Eleanor Nancy Price came to join my family on July 12, 2009 at 2:33am. It turns out being a mother is a lot more wonderful than I thought it could ever be. It was quite a process, though, and throughout the whole affair I couldn't help comparing my experiences to those of the haitian women that I helped with labor and delivery in the mountains. Specifically, I kept comparing what was happening to me with what happened to my best haitian friend. Here is a point by point summary of the differences in our labor and delivery experiences.
-I had my baby one week late and was induced. She had hers five weeks early.
-I took a tour of the hospital where I was going to deliver about three weeks beforehand. She travelled to three different hospitals while she was in active labor before she found one that offered incubators and oxygen for premature infants.
-My husband and sister and I had to weave around a few orange cones in construction zones on our way to the hospital. My haitian friend had to pause on her journey to the hospital to wait for another woman to give birth in the bed of the truck she was travelling in.
-I was allowed to have my husband, my sister, and my mother present with me during my labor. My haitian friend was not allowed to have anyone in the room with her, and labored alone.
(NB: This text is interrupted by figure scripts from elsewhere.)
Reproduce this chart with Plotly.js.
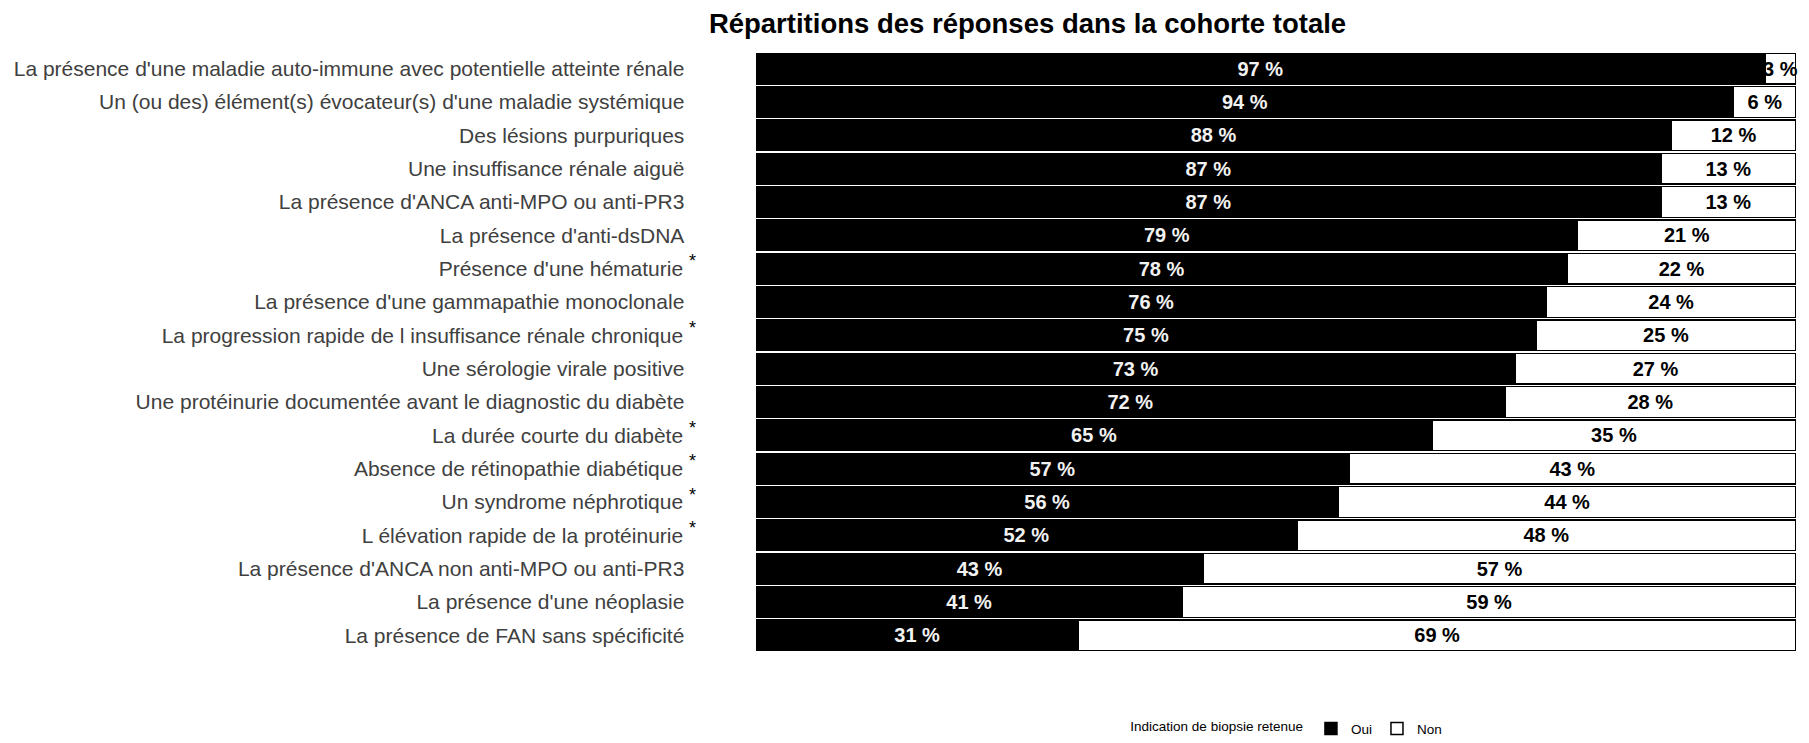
<!DOCTYPE html>
<html>
<head>
<meta charset="utf-8">
<script src="https://cdn.plot.ly/plotly-3.0.1.min.js"></script>
<style>html,body{margin:0;padding:0;background:#fff;}#chart{width:1809px;height:743px;}</style>
</head>
<body>
<div id="chart"></div>
<script>
const categories = [
  "La présence d'une maladie auto-immune avec potentielle atteinte rénale",
  "Un (ou des) élément(s) évocateur(s) d'une maladie systémique",
  "Des lésions purpuriques",
  "Une insuffisance rénale aiguë",
  "La présence d'ANCA anti-MPO ou anti-PR3",
  "La présence d'anti-dsDNA",
  "Présence d'une hématurie",
  "La présence d'une gammapathie monoclonale",
  "La progression rapide de l insuffisance rénale chronique",
  "Une sérologie virale positive",
  "Une protéinurie documentée avant le diagnostic du diabète",
  "La durée courte du diabète",
  "Absence de rétinopathie diabétique",
  "Un syndrome néphrotique",
  "L élévation rapide de la protéinurie",
  "La présence d'ANCA non anti-MPO ou anti-PR3",
  "La présence d'une néoplasie",
  "La présence de FAN sans spécificité"
];
const starred = [false,false,false,false,false,false,true,false,true,false,false,true,true,true,true,false,false,false];
const oui = [97,94,88,87,87,79,78,76,75,73,72,65,57,56,52,43,41,31];
const non = [3,6,12,13,13,21,22,24,25,27,28,35,43,44,48,57,59,69];
const seriesNames = ["Oui","Non"];
const legendTitle = "Indication de biopsie retenue";
const chartTitle = "Répartitions des réponses dans la cohorte totale";

const tickLabels = categories.map((c,i)=> starred[i]
  ? c + "\u00a0<sup><span style=\"color:#000000;font-size:18px\">*</span></sup>"
  : c + "\u00a0\u00a0");

const FONT = 'Liberation Sans, Arial, sans-serif';

const traces = [
  {
    type:'bar', orientation:'h', name:seriesNames[0],
    y:categories, x:oui,
    text:oui.map(v=>v+" %"), textposition:'inside', insidetextanchor:'middle',
    textangle:0, constraintext:'none',
    textfont:{family:FONT, size:20, color:'#f2f2f2', weight:'bold'},
    marker:{color:'#000000', line:{color:'#000000', width:1.5}},
    hoverinfo:'skip'
  },
  {
    type:'bar', orientation:'h', name:seriesNames[1],
    y:categories, x:non,
    text:non.map(v=>v+" %"), textposition:'inside', insidetextanchor:'middle',
    textangle:0, constraintext:'none', cliponaxis:false,
    textfont:{family:FONT, size:20, color:'#000000', weight:'bold'},
    marker:{color:'#ffffff', line:{color:'#000000', width:1.5}},
    hoverinfo:'skip'
  }
];

const layout = {
  width:1809, height:743,
  margin:{l:756, r:13, t:52, b:91, pad:0, autoexpand:false},
  paper_bgcolor:'#ffffff', plot_bgcolor:'#ffffff',
  barmode:'stack', bargap:0.08,
  font:{family:FONT, color:'#000000'},
  title:{text:chartTitle, x:0.568, xanchor:'center', y:0.968, yanchor:'middle', yref:'container',
         font:{family:FONT, size:27.5, color:'#000000', weight:'bold'}},
  xaxis:{range:[0,100], visible:false, showgrid:false, zeroline:false, fixedrange:true},
  yaxis:{type:'category', autorange:'reversed', tickvals:categories, ticktext:tickLabels,
         showgrid:false, zeroline:false, showline:false, ticks:'', ticklabelstandoff:59,
         tickfont:{family:FONT, size:21, color:'#404040'}},
  showlegend:true,
  legend:{orientation:'h', x:0.358, xanchor:'left', y:-0.128, yanchor:'middle',
          title:{text:legendTitle, side:'left', font:{size:13.5}},
          font:{size:13.5, color:'#000000'}, traceorder:'normal', itemwidth:30},
};

Plotly.newPlot('chart', traces, layout, {displayModeBar:false, staticPlot:true});
</script>
</body>
</html>
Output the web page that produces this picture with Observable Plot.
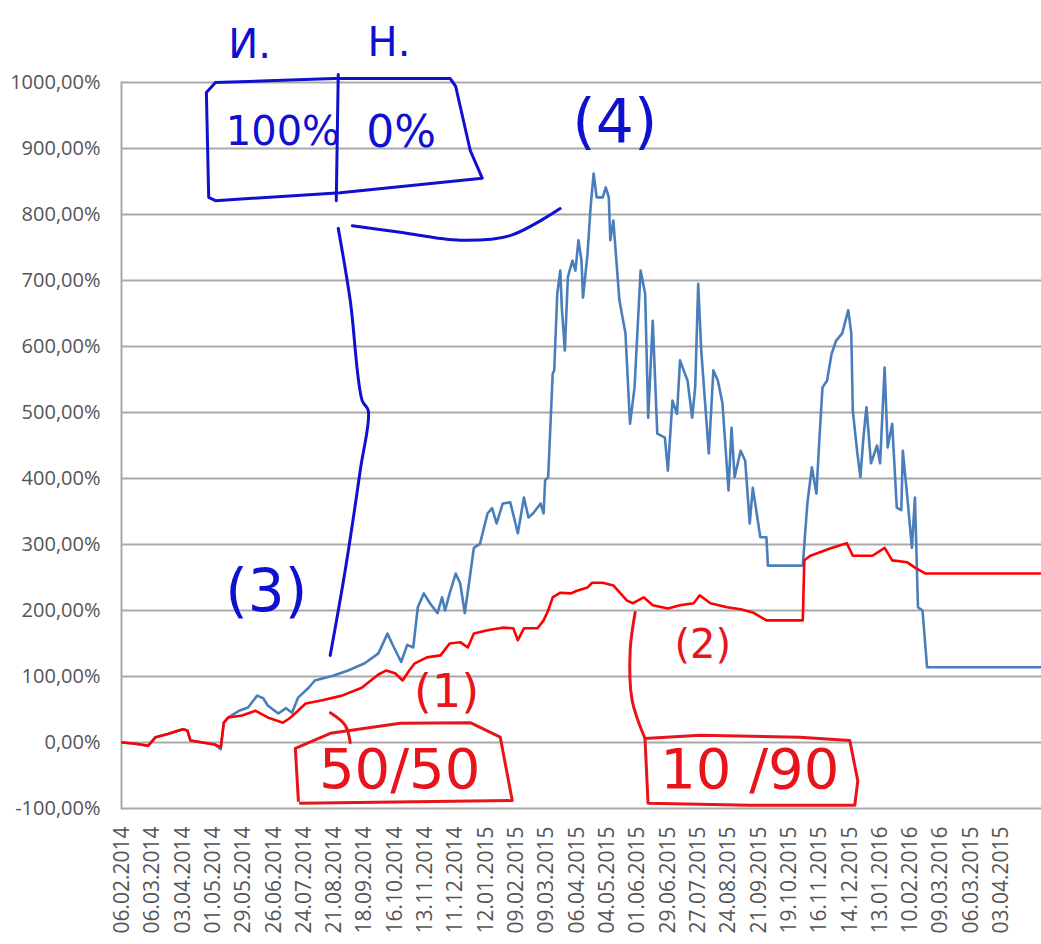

-The nursing staff at the hospital where I delivered checked on me every few hours and continually monitored my progress on their computers. My haitian friend didn't receive any nursing care. I found her at one in the morning, screaming, alone, with her IV materials lying beside the bed, still unopened. I had to wake the nurse up to tell her the patient was ready to deliver.
-I received an epidural and only felt intense labor pains for about four hours. My friend didn't even receive tylenol and labored in extreme pain for more than twelve hours.
-I received an episiotomy that was performed under anesthesia and was repaired immediately. My friend received an episiotomy without anesthesia and was repaired 14 hours later, when a doctor finally saw her.
-My baby was greeted by a team of pediatric specialists and taken to a special care nursery to help her breath better. Much later, she was given her first bath. My friend's baby was taken to her bedside and expected to sleep and survive the night, even though he was struggling for every breath he took. When I insisted that the nurse send him to the nursery for oxygen, she told me "if you think he needs it, you take him." I did, and the nurses in the pediatric ward spent precious time washing him off before they gave him the oxygen and medicine he needed to live.
In the end, we both survived, and so did our babies. Mine was labeled a "traumatic birth" by the medical personnel at the hospital. My friends' experience was considered normal to above average by the medical community in haiti. I guess "traumatic" and "normal" are relative terms. I don't know if I deserved all the specialized care and medicine that I got, but I know that my haitian friend and her son deserved more than what they received. The whole experience has just solidified my resolve to provide truly good medical care for as many people in Haiti as I can. They deserve the best.